С. НЕЧАЕВ: Очень узкий. Не то слово. И как раз в отличие вот от нашего 12-го года, 12-й год в Испании и Португалии отличался всеохватностью, то есть там полностью вся территория…
С. БУНТМАН: Там нет ни коридора, ни фронта…
С. НЕЧАЕВ: Ничего.
С. БУНТМАН: … ничего. Это вот именно обеими ногами, всеми руками увяз там Наполеон. Но и разрешится ситуация, вот как мы уже говорили, она после уже и российского похода, и русского похода Наполеона, и она уже примерно разрешится ко временам его отречения уже.
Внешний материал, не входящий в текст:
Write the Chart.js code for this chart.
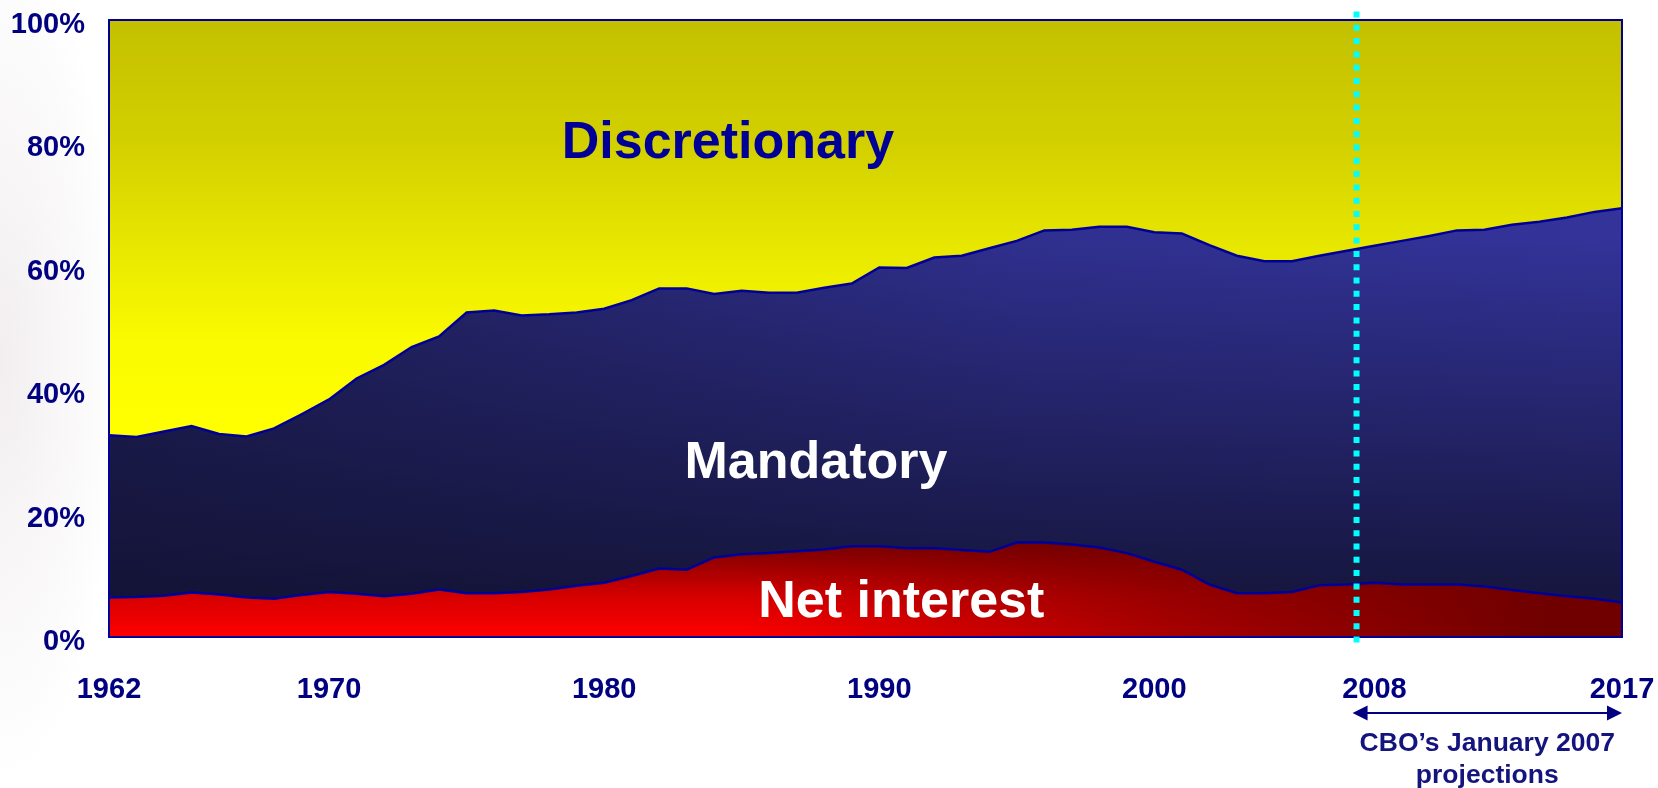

С. НЕЧАЕВ: Ну, конечно. Значит, с Португалией покончено было в 11-м году, то есть все три похода закончились ничем и Португалию оставили в покое. А дальше военные действия постепенно в Испании сдвигались в сторону севера, к французской границе. Вот. И потом уже в конечном итоге Веллингтон уже набрав сильную… То есть это фактически была не английская армия, а была англо-испано-португальская армия, союзная так называемая армия, которая перешла границу и все закончилось сражением при Тулузе, уже на французской… Ну, там были сражения при Артезе, при Ниве, при Нивелле, вот которые постепенно маршал Сульт с остатками, уменьшающимися остатками своей армии все проигрывал, проигрывал. И в конечном итоге в апреле месяце 14-го года было сражение при Тулузе, которое вроде бы закончилось в ничью, если судить по потерям, но французы вынуждены были уступить. И как раз в это время на севере 31 марта был взят Париж и соответственно в апреле…
С. БУНТМАН: Да, то есть стратегически это же было одно в ряду поражений…
С. НЕЧАЕВ: … на этом война за независимость закончилась.
С. БУНТМАН: Сергей Нечаев, спасибо. Мы вот подошли и с западной стороны вот теперь к проблеме и ситуации 12-го года.